In it, Springsteen plays a working class automobile mechanic with an attractive, married, very well-to-do, mostly unseen female customer who brings her vintage Ford Thunderbird in for frequent servicing, always requesting that he does the work. She leaves a small bunch of keys with him when she leaves in her car, possibly including house keys implying that she wishes to start an affair with him, but declines his offer to bring the car out to her house when it is ready. Later that night, he drives the car up to her mansion high in the hills above the city. He looks to a second floor window with the light on and is about to ring the bell, when he thinks better of it and drops her keys in the mailbox next to the door. He smiles wistfully and walks away down towards the city lights below.

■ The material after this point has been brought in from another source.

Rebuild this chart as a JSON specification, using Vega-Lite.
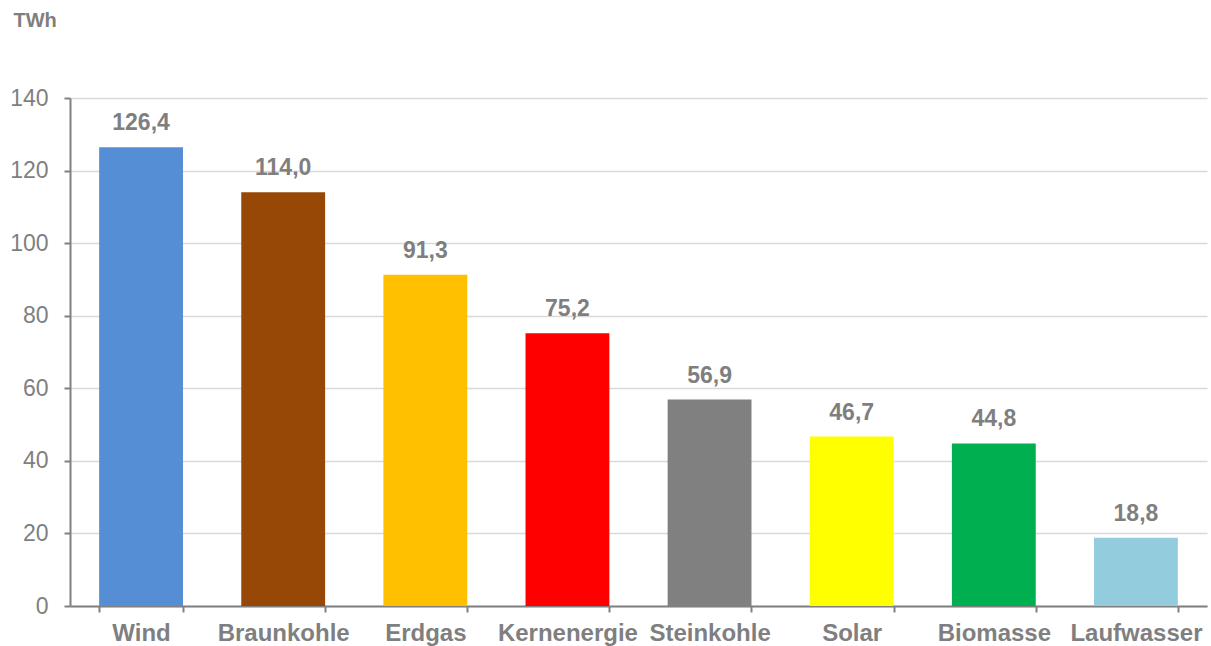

The video began airing in mid-April, received extensive MTV airplay, and later in the year won the MTV Video Music Award for Best Male Video.

==Track listing==
1. "I'm on Fire" – 2:36
2. "Johnny Bye Bye" (Springsteen, Chuck Berry) – 1:50

==Personnel==
According to authors Philippe Margotin and Jean-Michel Guesdon, and the album's liner notes:

- Bruce Springsteen – vocals, guitar
- Roy Bittan – synthesizer
- Max Weinberg – drums

==Charts==

===Weekly charts===

Weekly chart performance for "I'm on Fire"
| Chart (1985–1986) | Peak position |
|---|---|
| Australia (Kent Music Report) | 12 |
| Austria (Ö3 Austria Top 40) | 10 |
| Belgium (Ultratop 50 Flanders) | 1 |
| Canada Top Singles (RPM) | 12 |
| Canada Adult Contemporary (RPM) | 18 |
| Europe (European Hot 100 Singles) with "Born in the U.S.A." | 5 |
| Finland (Suomen virallinen lista) | 9 |
| Ireland (IRMA) with "Born in the U.S.A." | 1 |
| Italy (Musica e Dischi) | 13 |
| Netherlands (Dutch Top 40) | 1 |
| Netherlands (Single Top 100) | 1 |
| New Zealand (Recorded Music NZ) | 10 |
| Sweden (Sverigetopplistan) | 20 |
| Switzerland (Schweizer Hitparade) | 15 |
| UK Singles (Official Charts) with "Born in the U.S.A." | 5 |
| US Billboard Hot 100 | 6 |
| US Adult Contemporary (Billboard) | 6 |
| US Cash Box Hot 100 | 8 |
| West Germany (GfK) | 16 |

===Year-end charts===

Year-end chart performance for "I'm on Fire"
| Chart (1985) | Position |
|---|---|
| Australia (Kent Music Report) | 86 |
| Belgium (Ultratop) | 25 |
| Canada Top Singles (RPM) | 90 |
| Netherlands (Dutch Top 40) | 13 |
| Netherlands (Single Top 100) | 9 |
| US Billboard Hot 100 | 82 |
| US Adult Contemporary (Billboard) | 42 |
| West Germany (Media Control) | 60 |

==Certifications==

Certifications for "I'm on Fire"
| Region | Certification | Certified units/sales |
| Denmark (IFPI Danmark) | Platinum | 90,000^{‡} |
| Germany (BVMI) | Gold | 250,000^{‡} |
| Italy (FIMI) | Platinum | 100,000^{‡} |
| New Zealand (RMNZ) | 5× Platinum | 150,000^{‡} |
| Spain (Promusicae) | Gold | 30,000^{‡} |
| United Kingdom (BPI) | Platinum | 600,000^{‡} |
| United States (RIAA) | 2× Platinum | 2,000,000^{‡} |
^{‡} Sales+streaming figures based on certification alone.